- Inez (left) and Bang Bang (right) on the cover of Birdland #2, art by Gilbert Hernandez.

Publication information
- Publisher: Eros Comics Fantagraphics
- Schedule: Quarterly
- Format: Limited series
- Genre: Erotic;
- Publication date: October 1990 - July 1991
- No. of issues: 3
- Main character(s): Fritz Herrera Inez Perez Bang Bang

Creative team
- Written by: Gilbert Hernandez
- Artist: Gilbert Hernandez

Collected editions
- Birdland: ISBN 9781560972006

= Birdland (comic) =

Erotic comic book series

Birdland is a creator-owned erotic comic book limited series created by Gilbert Hernandez. It was first published by Fantagraphics via their Eros Comix imprint between 1990 and 1991. The series features characters from the Love and Rockets series he devised along with his brothers Jaime and Mario but was marketed separately due to its highly explicit sexual content.

==Creation==
Hernandez was finding the Poison River arc of Love and Rockets to be difficult creatively and wanted to write something lighter. He also felt the Bush administration signified a swing towards conservatism in American society, shaping his decision to create "a wild sex romp without any violence" and "a sitcom with tits". Fantagraphics owner Gary Groth had recently established the Eros Comix line to dig the company out of financial trouble, and asked Hernandez if he wanted to contribute. In conversation with his brother Jaime and Neil Gaiman, Hernandez felt it took part in the same parallel universe as pornography where "there's no AIDS, there's no rubbers".

Hernandez stated Birdland takes place in an "alternate dimension" to Love and Rockets, so as not to "spoil the relative purity of the Palomar work". He had been trying to find a larger role for Fritz since her brief debut in the first issue of Love and Rockets, and felt the character fit the need for a third lead in Birdland. He would subsequently feature the character heavily in other spin-off titles. Bang Bang and Inez Perez were other characters he had previously created in a non-Love and Rockets strip called Music for Monsters, and returned to for Birdland.
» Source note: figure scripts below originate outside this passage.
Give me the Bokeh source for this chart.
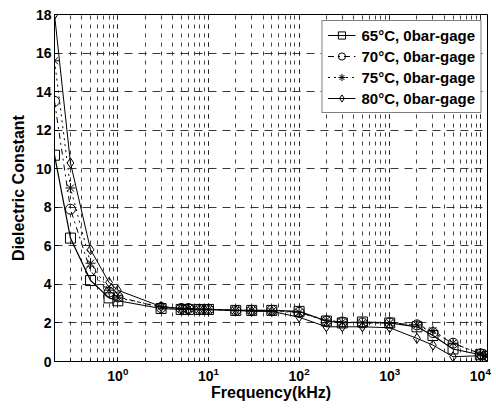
from bokeh.plotting import figure
from bokeh.models import (LogTicker, SingleIntervalTicker, Range1d, Legend, LegendItem)
from bokeh.embed import file_html
from bokeh.resources import INLINE

freq = [0.2, 0.3, 0.5, 0.8, 1, 3, 5, 6, 8, 10, 20, 30, 50, 100, 200, 300, 500,
        1000, 2000, 3000, 5000, 10000, 12000]
eps_65 = [10.7, 6.4, 4.2, 3.3, 3.15, 2.75, 2.7, 2.7, 2.7, 2.7, 2.65, 2.65, 2.65,
          2.6, 2.1, 2.0, 2.05, 2.0, 1.8, 1.35, 0.65, 0.35, 0.25]
eps_70 = [13.5, 7.9, 4.7, 3.6, 3.35, 2.8, 2.75, 2.75, 2.7, 2.7, 2.65, 2.65, 2.65,
          2.55, 2.1, 2.05, 2.0, 2.0, 1.9, 1.5, 0.95, 0.4, 0.3]
eps_75 = [15.6, 9.0, 5.1, 3.7, 3.3, 2.85, 2.75, 2.75, 2.7, 2.7, 2.65, 2.65, 2.6,
          2.55, 2.15, 2.05, 2.0, 2.0, 1.9, 1.6, 0.95, 0.4, 0.3]
eps_80 = [18.0, 10.3, 5.8, 4.1, 3.7, 2.85, 2.75, 2.7, 2.7, 2.7, 2.65, 2.6, 2.6,
          2.3, 1.8, 1.8, 1.8, 1.75, 1.2, 0.85, 0.25, 0.3, 0.2]

labels = ["65°C, 0bar-gage", "70°C, 0bar-gage", "75°C, 0bar-gage", "80°C, 0bar-gage"]
series = [eps_65, eps_70, eps_75, eps_80]
markers = ["square", "circle", "asterisk", "diamond"]
dashes = ["solid", "dashdot", "dotted", "solid"]
widths = [1.2, 1, 1, 1]

FONT = "Liberation Sans"

p = figure(frame_width=433, frame_height=347, x_axis_type="log", output_backend="svg",
           toolbar_location=None, x_range=Range1d(0.2, 12000), y_range=Range1d(0, 18),
           min_border_left=54, min_border_right=5, min_border_top=14, min_border_bottom=36)

p.background_fill_color = "white"
p.outline_line_color = "black"
p.outline_line_width = 1

p.xaxis.ticker = LogTicker(mantissas=[1], num_minor_ticks=10)
p.yaxis.ticker = SingleIntervalTicker(interval=2, num_minor_ticks=0)

for ax in (p.xaxis, p.yaxis):
    ax.major_tick_in = 4
    ax.major_tick_out = 0
    ax.minor_tick_in = 2
    ax.minor_tick_out = 0
    ax.axis_line_color = "black"
    ax.major_label_text_font = FONT
    ax.major_label_text_font_style = "bold"
    ax.major_label_text_font_size = "14px"
    ax.major_label_text_color = "black"
    ax.axis_label_text_font = FONT
    ax.axis_label_text_font_style = "bold"
    ax.axis_label_text_font_size = "16px"
    ax.axis_label_text_color = "black"
p.yaxis.minor_tick_line_color = None
p.xaxis.axis_label = "Frequency(kHz)"
p.yaxis.axis_label = "Dielectric Constant"
p.xaxis.axis_label_standoff = 0
p.yaxis.axis_label_standoff = 6
p.xaxis.major_label_standoff = 5
p.yaxis.major_label_standoff = 3

p.xgrid.grid_line_color = "#222222"
p.xgrid.grid_line_dash = "4 5"
p.xgrid.grid_line_alpha = 0.85
p.xgrid.minor_grid_line_color = "#222222"
p.xgrid.minor_grid_line_dash = "4 5"
p.xgrid.minor_grid_line_alpha = 0.85
p.ygrid.grid_line_color = "#222222"
p.ygrid.grid_line_dash = "8 6"
p.ygrid.grid_line_alpha = 0.9

items = []
for vals, lab, mk, ds, lw in zip(series, labels, markers, dashes, widths):
    r1 = p.line(freq, vals, line_color="black", line_width=lw, line_dash=ds)
    r2 = p.scatter(freq, vals, marker=mk, size=10, line_color="black",
                   fill_color=None, line_width=1)
    items.append(LegendItem(label=lab, renderers=[r1, r2]))

legend = Legend(items=items, location="top_right")
legend.label_text_font = FONT
legend.label_text_font_style = "bold"
legend.label_text_font_size = "15px"
legend.label_text_color = "black"
legend.border_line_color = "black"
legend.border_line_width = 1
legend.background_fill_color = "white"
legend.background_fill_alpha = 1
legend.glyph_width = 28
legend.glyph_height = 18
legend.label_height = 18
legend.spacing = 3
legend.padding = 5
legend.margin = 6
legend.label_standoff = 6
p.add_layout(legend)

open("out.html", "w").write(file_html(p, INLINE))
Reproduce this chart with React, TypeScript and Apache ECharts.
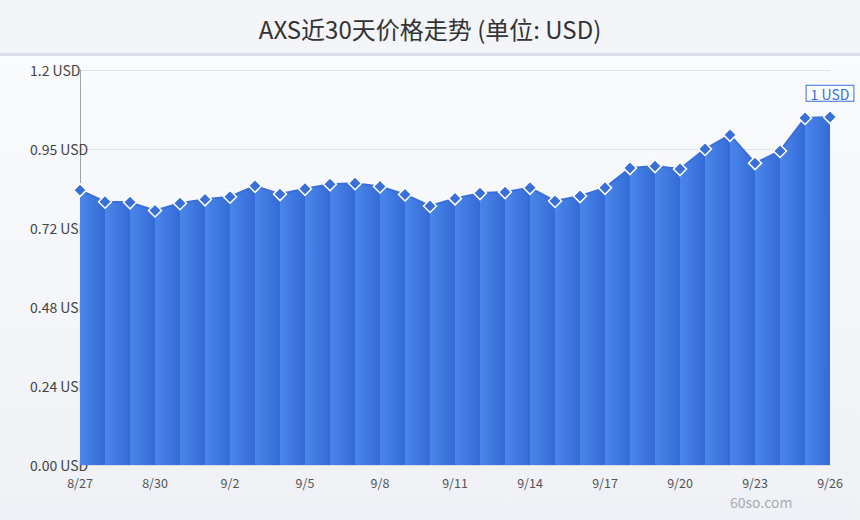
import React, { useEffect, useRef } from "react";
import * as echarts from "echarts";

const categories = [
  "8/27", "8/28", "8/29", "8/30", "8/31", "9/1", "9/2", "9/3", "9/4", "9/5",
  "9/6", "9/7", "9/8", "9/9", "9/10", "9/11", "9/12", "9/13", "9/14", "9/15",
  "9/16", "9/17", "9/18", "9/19", "9/20", "9/21", "9/22", "9/23", "9/24", "9/25", "9/26",
];

const prices = [
  0.835, 0.8, 0.798, 0.773, 0.795, 0.807, 0.815, 0.848, 0.823, 0.839,
  0.853, 0.856, 0.846, 0.822, 0.787, 0.81, 0.826, 0.829, 0.842, 0.802,
  0.817, 0.842, 0.902, 0.908, 0.899, 0.96, 1.003, 0.917, 0.954, 1.054, 1.057,
];

const yTickLabels = ["0.00 USD", "0.24 USD", "0.48 USD", "0.72 USD", "0.95 USD", "1.2 USD"];

const titleText = "AXS近30天价格走势 (单位: USD)";
const watermark = "60so.com";

const FONT = "'Noto Sans CJK SC', 'Noto Sans', sans-serif";
const BLUE = "#3a6fd9";

export default function App() {
  const ref = useRef<HTMLDivElement>(null);

  useEffect(() => {
    document.body.style.margin = "0";
    const chart = echarts.init(ref.current!, undefined, { renderer: "svg" });

    const stripeData = prices.map((v, i) => [i, v, i < prices.length - 1 ? prices[i + 1] : v]);
    const last = prices.length - 1;

    chart.setOption({
      animation: false,
      textStyle: { fontFamily: FONT },
      graphic: [
        {
          type: "rect",
          z: -10,
          silent: true,
          shape: { x: 0, y: 0, width: 860, height: 53 },
          style: { fill: "#f4f5f9" },
        },
        {
          type: "rect",
          z: -10,
          silent: true,
          shape: { x: 0, y: 53, width: 860, height: 3 },
          style: { fill: "#dcdfe8" },
        },
        {
          type: "rect",
          z: -10,
          silent: true,
          shape: { x: 0, y: 56, width: 860, height: 464 },
          style: {
            fill: new echarts.graphic.LinearGradient(0, 0, 0, 1, [
              { offset: 0, color: "#fafbfd" },
              { offset: 1, color: "#eff1f6" },
            ]),
          },
        },
        {
          type: "text",
          z: 10,
          silent: true,
          x: 730,
          y: 495,
          style: { text: watermark, fill: "#a9abb0", fontSize: 14, fontFamily: FONT },
        },
      ],
      title: {
        text: titleText,
        left: "center",
        top: 11,
        textStyle: { fontSize: 24, fontWeight: "normal", color: "#333", fontFamily: FONT },
      },
      grid: { left: 80, right: 30, top: 70, bottom: 55 },
      xAxis: {
        type: "category",
        data: categories,
        boundaryGap: false,
        axisLine: { show: true, lineStyle: { color: "#d8dbe2" } },
        axisTick: { show: false },
        axisLabel: { interval: 2, color: "#555", fontSize: 12.5, margin: 11, fontFamily: FONT },
        splitLine: { show: false },
      },
      yAxis: {
        type: "value",
        min: 0,
        max: 1.2,
        interval: 0.24,
        axisLine: { show: true, lineStyle: { color: "#a0a4ad" } },
        axisTick: { show: false },
        axisLabel: {
          align: "left",
          margin: 50,
          color: "#444",
          fontSize: 14,
          fontFamily: FONT,
          padding: [0, 0, 2, 0],
          formatter: (v: number) => yTickLabels[Math.round(v / 0.24)] ?? "",
        },
        splitLine: { show: true, lineStyle: { color: "#dfe2ea" } },
      },
      series: [
        {
          type: "custom",
          z: 2,
          data: stripeData,
          encode: { x: 0, y: 1 },
          renderItem: (params: any, api: any) => {
            const i = api.value(0);
            if (i >= last) return null;
            const p0 = api.coord([i, api.value(1)]);
            const p1 = api.coord([i + 1, api.value(2)]);
            const b0 = api.coord([i, 0]);
            const b1 = api.coord([i + 1, 0]);
            return {
              type: "polygon",
              shape: { points: [b0, p0, p1, b1] },
              style: {
                fill: new echarts.graphic.LinearGradient(0, 0, 1, 0, [
                  { offset: 0, color: "#4a87ea" },
                  { offset: 1, color: "#356ad6" },
                ]),
                stroke: null,
              },
            };
          },
        },
        {
          type: "line",
          z: 3,
          data: prices.map((v, i) =>
            i === last
              ? {
                  value: v,
                  label: {
                    show: true,
                    position: "top",
                    distance: 9,
                    formatter: (p: any) => `${Math.round(p.value)} USD`,
                    color: BLUE,
                    fontSize: 14,
                    fontFamily: FONT,
                    backgroundColor: "#fbfcfe",
                    borderColor: BLUE,
                    borderWidth: 1,
                    padding: [1, 4, 0, 4],
                  },
                }
              : v
          ),
          symbol: "diamond",
          symbolSize: 13,
          showAllSymbol: true,
          lineStyle: { color: BLUE, width: 2 },
          itemStyle: { color: BLUE, borderColor: "#ffffff", borderWidth: 1.5 },
        },
      ],
    });

    return () => chart.dispose();
  }, []);

  return (
    <div
      ref={ref}
      style={{ position: "absolute", left: 0, top: 0, width: 860, height: 520 }}
    />
  );
}
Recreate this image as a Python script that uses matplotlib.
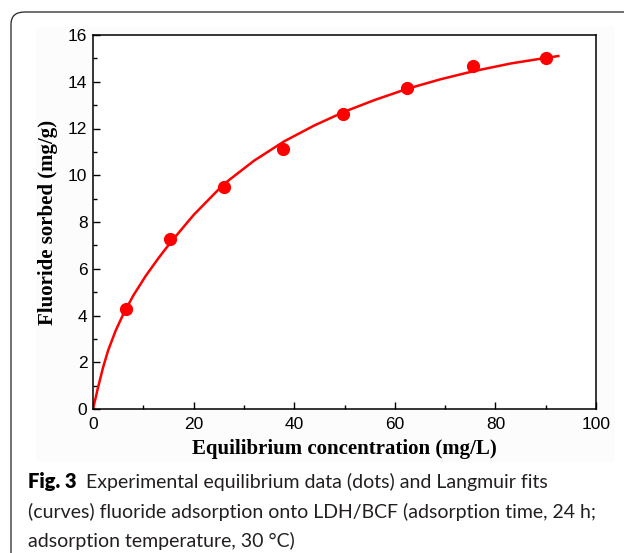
import matplotlib
matplotlib.use("Agg")
import matplotlib.pyplot as plt
from matplotlib.patches import FancyBboxPatch, Rectangle
from matplotlib.ticker import MultipleLocator

# experimental equilibrium data (dots)
conc = [6.5, 15.4, 26.0, 37.8, 49.7, 62.5, 75.6, 90.0]
sorbed = [4.26, 7.27, 9.48, 11.14, 12.64, 13.75, 14.67, 15.0]

# Langmuir fit curve
fit_conc = [0, 1, 2, 3, 4.5, 6, 8, 10.5, 13, 15.4, 20, 26, 32, 38, 44, 50,
            56, 62.5, 69, 75.6, 83, 90, 92.5]
fit_sorbed = [0, 0.92, 1.78, 2.5, 3.35, 4.05, 4.85, 5.7, 6.45, 7.12, 8.3, 9.62,
              10.62, 11.45, 12.13, 12.72, 13.22, 13.7, 14.1, 14.45, 14.78, 15.02, 15.1]

xticks = [0, 20, 40, 60, 80, 100]
yticks = [0, 2, 4, 6, 8, 10, 12, 14, 16]

fig = plt.figure(figsize=(6.24, 5.53), dpi=100)

# faint grey backdrop of the pasted chart image
fig.patches.append(Rectangle((36 / 624, 1 - 462 / 553), (615 - 36) / 624, (462 - 27) / 553,
                             transform=fig.transFigure, facecolor="#fcfcfc",
                             edgecolor="none", zorder=-10))
# rounded frame around the figure
frame = FancyBboxPatch((11 / 624, -0.1), 1.2, 1.1 - 12 / 553,
                       boxstyle="round,pad=0,rounding_size=0.022",
                       transform=fig.transFigure, fill=False,
                       edgecolor="#222222", linewidth=0.9, clip_on=False, zorder=-5)
fig.patches.append(frame)

ax = fig.add_axes([93 / 624, 1 - 409 / 553, (596 - 93) / 624, (409 - 35) / 553])
ax.plot(fit_conc, fit_sorbed, color="red", linewidth=1.8, zorder=2)
ax.plot(conc, sorbed, "o", color="red", markersize=8.5, zorder=3)

ax.set_xlim(0, 100)
ax.set_ylim(0, 16)
ax.set_xticks(xticks)
ax.set_yticks(yticks)
ax.xaxis.set_minor_locator(MultipleLocator(10))
ax.yaxis.set_minor_locator(MultipleLocator(1))
ax.tick_params(which="both", direction="in", top=False, right=False,
               labelsize=12.5, width=1.0, pad=4)
ax.tick_params(axis="x", which="major", pad=6)
ax.tick_params(which="major", length=5)
ax.tick_params(which="minor", length=3)
for lab in ax.get_xticklabels() + ax.get_yticklabels():
    lab.set_family("Liberation Sans")
for sp in ax.spines.values():
    sp.set_linewidth(1.1)

ax.set_xlabel("Equilibrium concentration (mg/L)", family="Liberation Serif",
              fontweight="bold", fontsize=15, labelpad=5)
ax.set_ylabel("Fluoride sorbed (mg/g)", family="Liberation Serif",
              fontweight="bold", fontsize=15, labelpad=7)

# caption
cap_font = "Lato"
cap_size = 14
t1 = fig.text(28 / 624, 1 - 488 / 553, "Fig. 3", fontsize=cap_size + 0.5,
              fontweight="heavy", family=cap_font, color="black")
fig.canvas.draw()
bb = t1.get_window_extent()
fig.text((bb.x1 + 9) / 624, 1 - 488 / 553,
         "Experimental equilibrium data (dots) and Langmuir fits",
         fontsize=cap_size, family=cap_font, color="#231f20")
fig.text(28 / 624, 1 - 518 / 553,
         "(curves) fluoride adsorption onto LDH/BCF (adsorption time, 24 h;",
         fontsize=cap_size, family=cap_font, color="#231f20")
fig.text(28 / 624, 1 - 547 / 553, "adsorption temperature, 30 \u00b0C)",
         fontsize=cap_size, family=cap_font, color="#231f20")

fig.savefig("out.png", dpi=100)
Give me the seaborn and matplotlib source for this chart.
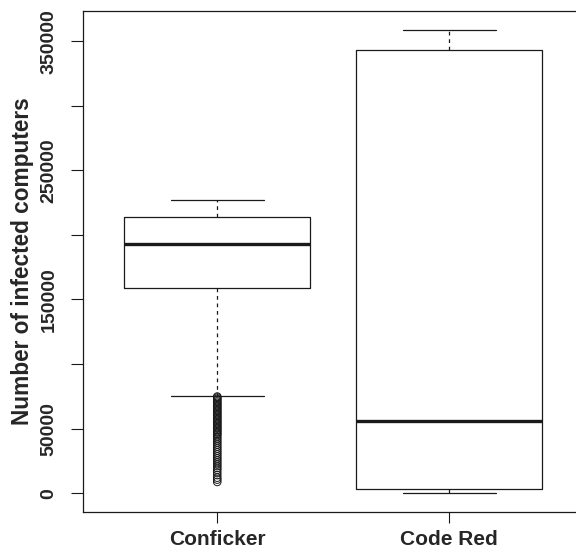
import matplotlib
matplotlib.use("Agg")
import matplotlib.pyplot as plt
import seaborn as sns
import pandas as pd

# ---- data ----
categories = ["Conficker", "Code Red"]
whisker_low = [75500, 0]
q1 = [158600, 3100]
median = [192700, 56200]
q3 = [213800, 343000]
whisker_high = [227200, 359000]

conficker_outliers = [74800, 74000, 73000, 72000, 71000, 70000, 69000, 68000, 67000,
                      66000, 65000, 64000, 63000, 62000, 61000, 60000, 59000, 58000,
                      57000, 56000, 55000, 54000, 53000, 52000, 51000, 50000, 49000,
                      48000, 47000, 46000, 45000, 43500, 42000, 40500, 39000, 37500,
                      36000, 34500, 33000, 31500, 30000, 28500, 27000, 25500, 24000,
                      22500, 21000, 19500, 18000, 16000, 14000, 12000, 10500, 8700]

ytick_values = [0, 50000, 100000, 150000, 200000, 250000, 300000, 350000]
ytick_labels = ["0", "50000", "", "150000", "", "250000", "", "350000"]
y_label = "Number of infected computers"

sns.set_style("ticks")
plt.rcParams["font.family"] = ["Liberation Sans", "DejaVu Sans"]
plt.rcParams["font.weight"] = "bold"

fig = plt.figure(figsize=(5.76, 5.49), dpi=100)
ax = fig.add_axes([82.7 / 576, 1 - 511.7 / 549, (583.8 - 82.7) / 576, (511.7 - 11) / 549])

stats = []
for i, c in enumerate(categories):
    stats.append(dict(label=c, whislo=whisker_low[i], q1=q1[i], med=median[i],
                      q3=q3[i], whishi=whisker_high[i], fliers=[]))

lc = "#1a1a1a"
ax.bxp(stats, positions=[1, 2], widths=0.8, showfliers=False,
       boxprops=dict(color=lc, linewidth=0.9),
       medianprops=dict(color=lc, linewidth=2.4, solid_capstyle="butt"),
       whiskerprops=dict(color=lc, linewidth=0.9, linestyle=(0, (3, 3))),
       capprops=dict(color=lc, linewidth=0.9),
       capwidths=0.4)

out_df = pd.DataFrame({"x": [1] * len(conficker_outliers), "y": conficker_outliers})
sns.scatterplot(data=out_df, x="x", y="y", ax=ax, marker="o", s=30,
                facecolor="none", edgecolor=lc, linewidth=0.7, legend=False)

ax.set_xlim(0.42, 2.58)
ax.set_ylim(-14360, 373360)
ax.set_xticks([1, 2])
ax.set_xticklabels(categories, fontsize=15, fontweight="bold")
ax.set_yticks(ytick_values)
ax.set_yticklabels(ytick_labels, rotation=90, va="center", fontsize=14, fontweight="bold")
ax.set_xlabel("")
ax.set_ylabel(y_label, fontsize=16.3, fontweight="bold", labelpad=5)
ax.tick_params(axis="y", length=8.5, width=0.8, pad=9.5, color=lc)
ax.tick_params(axis="x", length=8, width=0.8, pad=5, color=lc)
for s in ax.spines.values():
    s.set_visible(True)
    s.set_color(lc)
    s.set_linewidth(0.9)

fig.savefig("out.png", dpi=100)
Hernandez created Fritz's sister Petra by accident when attempting to salvage a rendering of Fritz herself for the cover of the first issue. Mark Herrara would subsequently be revisited as a Love and Rockets character.

==Publishing history==
Birdland was initially published as a three-issue mini-series, mainly in black-and-white (with a small number of colour pages bookending the third issue). It was one of the first three titles released on the imprint, along with The Erotic Worlds of Frank Thorne and I Want to Be Your Dog. Eros Comics released a collected edition in July 1992 compiling all three issues, labelling it as Eros Graphic Novel #1 with a new ten-page epilogue. In 1996 they issued expanded editions of the first two individual issues, featuring additional sketches by Hernandez. The collected edition has since gone out of print.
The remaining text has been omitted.